Her gaze lingered on the closed door, her pulse thudding in her throat. She saw the sheen of tears Jennie had tried to hide, the smile that didn't belong to her anymore. As the song looped again in the background, Y/N leaned back into the couch, eyes stinging.
The lyric played again, a ghost on repeat.
Jennie slipped out, coat pulled tight, sunglasses hiding eyes that didn't need hiding. It was almost midnight. The driver straightened when he saw her but she just murmured, "Home, please," and climbed into the back seat. The door shut with a soft thud, sealing her in. The silence was instant, oppressive. Only the rhythm of rain against glass and the low hum of the engine filled the space. She closed her eyes, but it didn't help. Jisoo's song was still there, looping, haunting.
Her throat burned. She leaned her head against the window, the glass cold against her temple, the city lights streaking past like ghosts. She'd held it together, the smile, the polite small talk, the compliments that felt like splinters in her mouth. But the second the door closed, the performance ended.
Jennie's breath hitched. One tear slipped down, tracing a line through her makeup. Then another. It wasn't loud, the way she cried. Just quiet, broken exhales that caught in her chest. The kind of crying that doesn't ask for comfort, the kind that comes when there's no one left to see you. Y/N's face kept flashing behind her eyelids. The look during the song, the one that said, we were this. The smile from years ago, the one that made everything make sense. The sound of her voice, soft, patient "You're safe now."
Jennie swallowed hard, fingers digging into her coat.
"I told myself she'd be happier," she whispered. "I told myself I was doing the right thing." Her voice cracked. "Then why does it feel like I'm dying every time I see her?"
The driver didn't look back. Maybe he couldn't hear her over the rain. Maybe he pretended not to. She stared out the window, Seoul passing in streaks of light, and thought of all the times Y/N had held her together. The nights she'd stayed through panic attacks, the laughter that used to spill so easily between them, the promises whispered in the dark. They had meant it, god, they had meant it. But love, for Jennie, had always come hand in hand with fear, of the spotlight, of the whispers, of losing herself in someone else. So she'd done what she always did. She ran. She built walls. She turned her heart into something neat, controlled, survivable.
The car slowed at a red light. For a moment, everything stilled, the rain, the engine, the world. And in that pause, the truth rose sharp and merciless.
You were good to me.
She almost said it aloud. The words hovered on her lips, too soft for the world, too heavy for the silence.

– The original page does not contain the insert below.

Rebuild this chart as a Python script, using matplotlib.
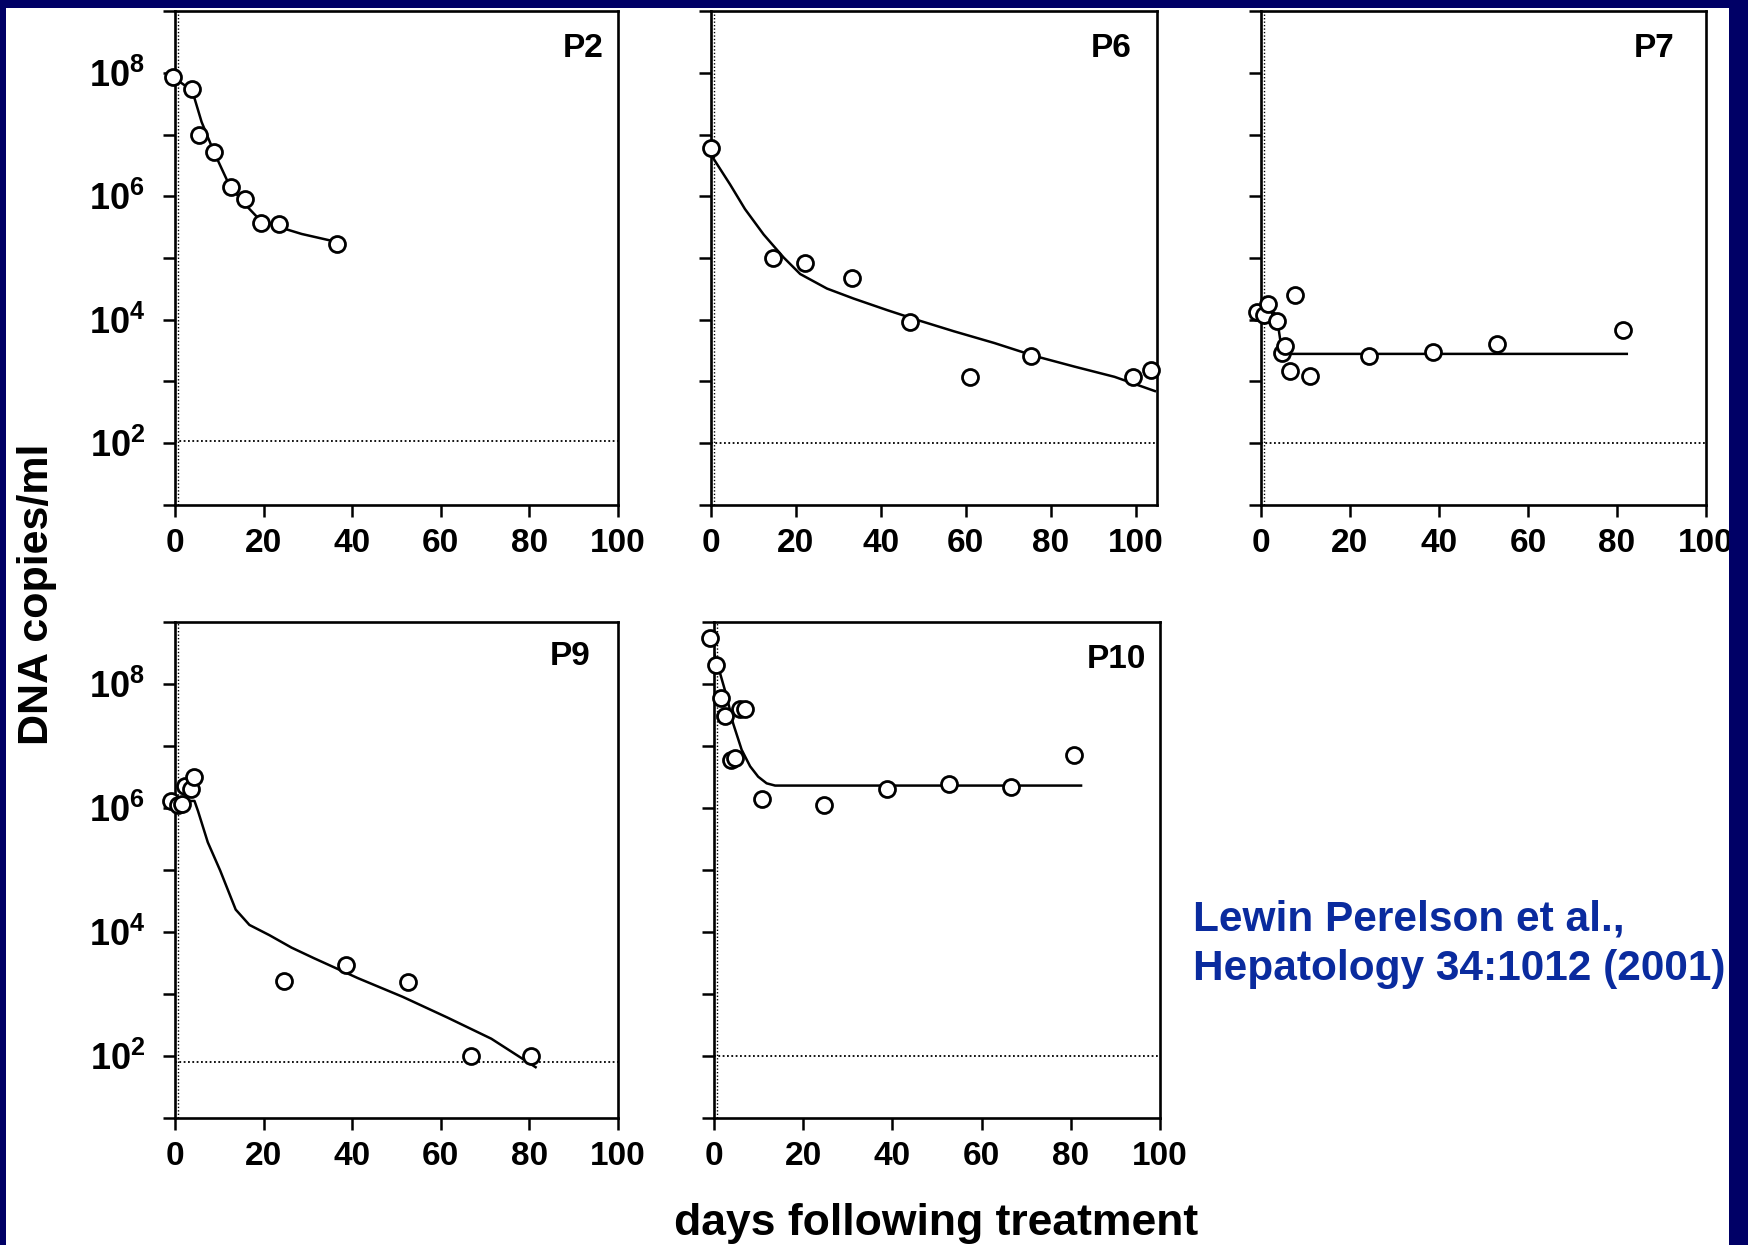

When the light turned green, she wiped her face with the back of her hand, straightened her shoulders, and whispered, "No more."
By the time she reached her apartment, she'd rebuilt the mask.
"Good night," she murmured to the driver, stepping out.
The penthouse was spotless when she entered, too clean, too quiet, every surface gleaming like it was mocking her. She dropped her bag by the couch, kicked off her heels, and headed straight for the kitchen. The first glass of wine went down too fast. The second was slower. By the third, the city had blurred into a mess of light and shadow. Jennie stood barefoot by the window, glass in hand, watching Seoul breathe,alive, endless, indifferent.
She whispered it to the skyline, to herself, to no one.
"She's my soulmate." The words cracked on their way out, barely a breath. "And I have to let her go."
It wasn't bravery. It wasn't strength. It was surrender dressed as survival. Her reflection stared back at her from the glass, mascara smudged, hair falling loose, city lights bleeding into her outline. A woman trying to convince herself that love is something she can outgrow. A woman who knows she's lying. Behind her, the song kept playing in her head, gentle and cruel. Jennie closed her eyes. For a moment, she let herself imagine Y/N's voice saying her name one more time, warm, steady, safe.
Then she opened them again, lifted her glass in a silent toast to the city, and whispered.
"You were too good to me."
The lights flickered against her face like the heartbeat of something she'd already lost.